Request
Return all lines from the listing below in which the string "this" occurs.
------
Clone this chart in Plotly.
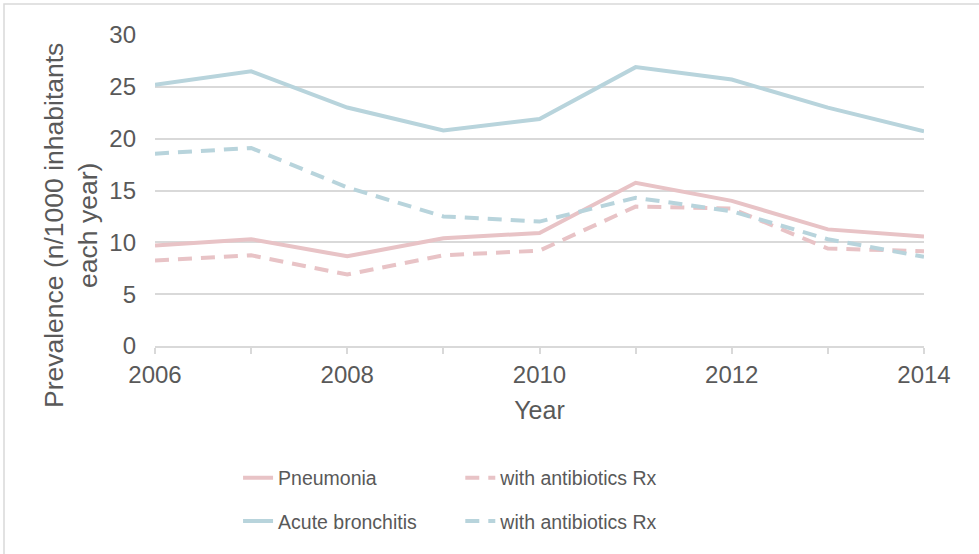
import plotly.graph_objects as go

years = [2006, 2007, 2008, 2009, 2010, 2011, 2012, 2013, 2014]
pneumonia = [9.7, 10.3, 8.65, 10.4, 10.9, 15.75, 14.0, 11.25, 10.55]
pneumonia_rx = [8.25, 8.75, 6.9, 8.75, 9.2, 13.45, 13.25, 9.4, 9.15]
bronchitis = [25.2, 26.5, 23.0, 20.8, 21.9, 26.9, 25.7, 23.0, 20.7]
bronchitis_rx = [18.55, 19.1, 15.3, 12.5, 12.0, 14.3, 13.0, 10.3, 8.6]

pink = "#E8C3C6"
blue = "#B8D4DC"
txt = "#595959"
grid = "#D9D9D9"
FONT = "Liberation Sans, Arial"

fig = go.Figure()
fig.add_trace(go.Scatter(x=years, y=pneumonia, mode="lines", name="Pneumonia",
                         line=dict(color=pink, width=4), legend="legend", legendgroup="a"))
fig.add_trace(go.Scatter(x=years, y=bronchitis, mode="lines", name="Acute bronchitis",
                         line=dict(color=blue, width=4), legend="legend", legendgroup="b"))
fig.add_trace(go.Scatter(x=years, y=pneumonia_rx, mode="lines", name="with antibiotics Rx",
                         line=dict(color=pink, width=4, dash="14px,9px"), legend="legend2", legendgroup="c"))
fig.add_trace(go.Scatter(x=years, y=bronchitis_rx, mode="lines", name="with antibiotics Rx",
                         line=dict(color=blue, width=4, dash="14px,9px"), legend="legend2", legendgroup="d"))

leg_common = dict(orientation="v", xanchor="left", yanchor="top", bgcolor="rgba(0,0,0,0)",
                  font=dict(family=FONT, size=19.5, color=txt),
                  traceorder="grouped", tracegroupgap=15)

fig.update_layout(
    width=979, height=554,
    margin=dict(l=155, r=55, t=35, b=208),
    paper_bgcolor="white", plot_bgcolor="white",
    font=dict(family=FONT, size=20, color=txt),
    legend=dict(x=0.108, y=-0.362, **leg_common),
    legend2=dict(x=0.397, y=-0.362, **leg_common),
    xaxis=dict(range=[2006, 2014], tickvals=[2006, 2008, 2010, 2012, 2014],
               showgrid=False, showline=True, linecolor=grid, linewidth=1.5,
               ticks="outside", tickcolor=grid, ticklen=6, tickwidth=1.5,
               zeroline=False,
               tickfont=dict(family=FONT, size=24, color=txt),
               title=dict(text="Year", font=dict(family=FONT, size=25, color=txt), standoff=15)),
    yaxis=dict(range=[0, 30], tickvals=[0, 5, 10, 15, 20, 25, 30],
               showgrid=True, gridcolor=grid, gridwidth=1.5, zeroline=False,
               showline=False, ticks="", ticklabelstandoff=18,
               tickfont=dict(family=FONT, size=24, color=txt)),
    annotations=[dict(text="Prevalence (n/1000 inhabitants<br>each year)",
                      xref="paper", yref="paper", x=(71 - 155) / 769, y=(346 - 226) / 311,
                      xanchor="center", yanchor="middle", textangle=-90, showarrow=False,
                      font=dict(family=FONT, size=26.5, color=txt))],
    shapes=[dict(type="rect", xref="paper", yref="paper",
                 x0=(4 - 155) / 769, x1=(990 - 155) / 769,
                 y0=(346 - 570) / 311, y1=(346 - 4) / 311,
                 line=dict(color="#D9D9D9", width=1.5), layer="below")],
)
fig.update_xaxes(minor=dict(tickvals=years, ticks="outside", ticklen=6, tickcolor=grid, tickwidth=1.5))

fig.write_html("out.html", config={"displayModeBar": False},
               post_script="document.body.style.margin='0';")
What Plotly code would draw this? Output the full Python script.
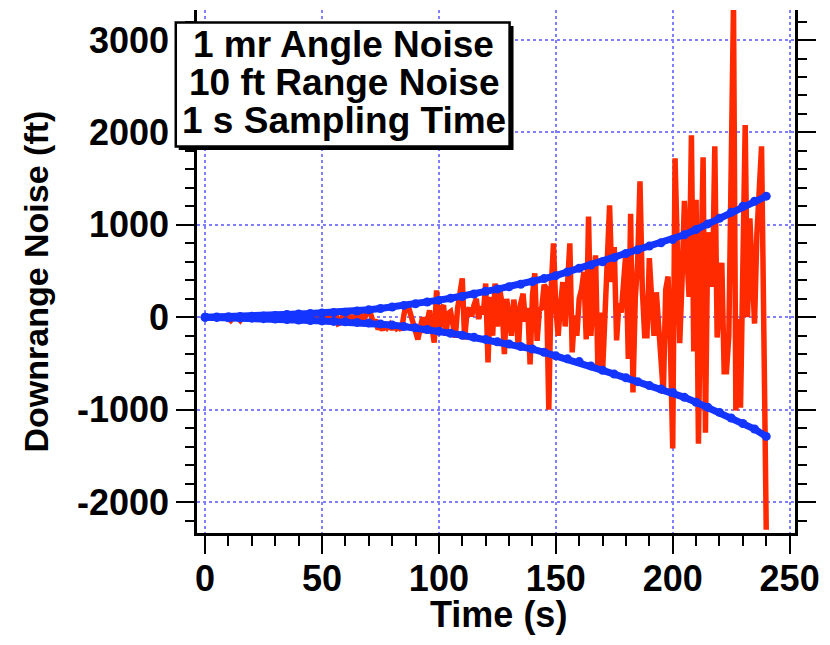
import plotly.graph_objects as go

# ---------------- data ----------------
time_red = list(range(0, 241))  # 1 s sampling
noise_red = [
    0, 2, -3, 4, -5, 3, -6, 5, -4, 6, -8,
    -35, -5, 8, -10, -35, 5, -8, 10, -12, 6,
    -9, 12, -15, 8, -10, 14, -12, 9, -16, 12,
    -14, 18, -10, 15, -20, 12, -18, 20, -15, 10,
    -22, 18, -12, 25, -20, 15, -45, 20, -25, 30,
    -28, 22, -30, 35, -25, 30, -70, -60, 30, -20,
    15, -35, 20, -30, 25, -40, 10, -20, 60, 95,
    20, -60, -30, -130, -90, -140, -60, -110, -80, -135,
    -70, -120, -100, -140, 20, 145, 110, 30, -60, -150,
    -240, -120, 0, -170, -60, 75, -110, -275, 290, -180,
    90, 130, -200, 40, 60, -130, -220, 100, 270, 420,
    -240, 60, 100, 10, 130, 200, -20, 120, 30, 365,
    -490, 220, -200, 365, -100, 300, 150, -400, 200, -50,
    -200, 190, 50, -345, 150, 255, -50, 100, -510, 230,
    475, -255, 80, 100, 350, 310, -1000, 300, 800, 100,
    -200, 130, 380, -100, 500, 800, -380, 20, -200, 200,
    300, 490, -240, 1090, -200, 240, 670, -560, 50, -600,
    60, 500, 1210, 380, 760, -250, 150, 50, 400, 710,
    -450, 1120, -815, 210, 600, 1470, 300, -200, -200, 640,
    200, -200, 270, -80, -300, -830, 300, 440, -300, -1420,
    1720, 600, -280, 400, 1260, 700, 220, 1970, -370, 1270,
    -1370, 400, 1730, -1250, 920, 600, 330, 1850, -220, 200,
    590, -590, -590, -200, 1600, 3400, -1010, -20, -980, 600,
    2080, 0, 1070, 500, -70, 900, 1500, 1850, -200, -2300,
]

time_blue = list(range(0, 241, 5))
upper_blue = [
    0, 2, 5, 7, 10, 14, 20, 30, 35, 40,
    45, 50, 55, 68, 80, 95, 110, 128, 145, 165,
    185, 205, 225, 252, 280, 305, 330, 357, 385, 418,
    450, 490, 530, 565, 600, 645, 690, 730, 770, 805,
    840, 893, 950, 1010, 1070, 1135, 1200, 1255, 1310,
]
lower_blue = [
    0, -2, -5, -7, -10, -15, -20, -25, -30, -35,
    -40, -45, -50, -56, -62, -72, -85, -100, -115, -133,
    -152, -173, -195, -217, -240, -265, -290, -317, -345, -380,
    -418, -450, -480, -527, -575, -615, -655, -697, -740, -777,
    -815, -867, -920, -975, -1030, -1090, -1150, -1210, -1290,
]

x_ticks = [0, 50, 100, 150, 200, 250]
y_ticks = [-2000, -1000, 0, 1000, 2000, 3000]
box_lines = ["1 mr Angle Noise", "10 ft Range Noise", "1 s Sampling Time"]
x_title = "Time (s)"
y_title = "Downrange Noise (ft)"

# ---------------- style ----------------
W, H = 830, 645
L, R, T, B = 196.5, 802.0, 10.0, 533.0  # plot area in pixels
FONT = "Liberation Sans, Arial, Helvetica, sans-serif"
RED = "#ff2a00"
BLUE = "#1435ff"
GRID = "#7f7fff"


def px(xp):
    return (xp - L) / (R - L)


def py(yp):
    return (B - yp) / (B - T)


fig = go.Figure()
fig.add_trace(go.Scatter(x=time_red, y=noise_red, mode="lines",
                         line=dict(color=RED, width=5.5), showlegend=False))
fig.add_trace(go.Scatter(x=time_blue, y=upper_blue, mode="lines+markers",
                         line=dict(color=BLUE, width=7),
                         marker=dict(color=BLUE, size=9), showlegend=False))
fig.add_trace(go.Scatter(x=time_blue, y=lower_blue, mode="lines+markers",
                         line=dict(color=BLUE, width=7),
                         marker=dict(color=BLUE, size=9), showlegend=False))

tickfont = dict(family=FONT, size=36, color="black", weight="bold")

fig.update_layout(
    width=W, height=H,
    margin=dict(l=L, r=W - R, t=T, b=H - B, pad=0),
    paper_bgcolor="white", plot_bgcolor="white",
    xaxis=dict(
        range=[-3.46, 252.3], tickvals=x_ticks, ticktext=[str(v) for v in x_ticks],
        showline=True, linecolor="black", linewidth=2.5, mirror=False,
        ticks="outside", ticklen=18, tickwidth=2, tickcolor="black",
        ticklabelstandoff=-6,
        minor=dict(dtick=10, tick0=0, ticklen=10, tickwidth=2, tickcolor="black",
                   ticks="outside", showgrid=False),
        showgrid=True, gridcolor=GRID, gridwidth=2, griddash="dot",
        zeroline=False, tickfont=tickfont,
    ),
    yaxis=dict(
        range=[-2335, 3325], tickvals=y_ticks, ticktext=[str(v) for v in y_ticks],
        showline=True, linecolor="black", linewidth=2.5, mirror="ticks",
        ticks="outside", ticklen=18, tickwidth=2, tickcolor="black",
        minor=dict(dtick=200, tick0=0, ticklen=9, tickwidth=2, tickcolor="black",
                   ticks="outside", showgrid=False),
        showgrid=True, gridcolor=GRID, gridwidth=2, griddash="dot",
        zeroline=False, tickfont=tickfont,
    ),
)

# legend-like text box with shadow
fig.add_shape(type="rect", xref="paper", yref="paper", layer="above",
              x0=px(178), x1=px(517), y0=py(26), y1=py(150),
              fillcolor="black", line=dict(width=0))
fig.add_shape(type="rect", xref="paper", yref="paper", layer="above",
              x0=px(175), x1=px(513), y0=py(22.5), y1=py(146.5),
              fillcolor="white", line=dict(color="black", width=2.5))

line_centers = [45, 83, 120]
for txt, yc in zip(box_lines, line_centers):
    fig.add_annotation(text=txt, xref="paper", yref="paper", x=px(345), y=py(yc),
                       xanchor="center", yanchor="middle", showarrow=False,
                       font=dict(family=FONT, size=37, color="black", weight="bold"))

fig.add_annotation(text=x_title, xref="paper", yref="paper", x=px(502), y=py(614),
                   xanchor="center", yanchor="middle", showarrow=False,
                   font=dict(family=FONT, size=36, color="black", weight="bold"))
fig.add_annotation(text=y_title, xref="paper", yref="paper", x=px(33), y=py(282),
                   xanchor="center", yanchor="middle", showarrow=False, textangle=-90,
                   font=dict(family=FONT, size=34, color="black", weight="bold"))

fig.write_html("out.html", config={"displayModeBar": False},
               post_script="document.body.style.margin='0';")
------
Problem solution
Clone this chart in Plotly.
What Plotly code would draw this? Output the full Python script.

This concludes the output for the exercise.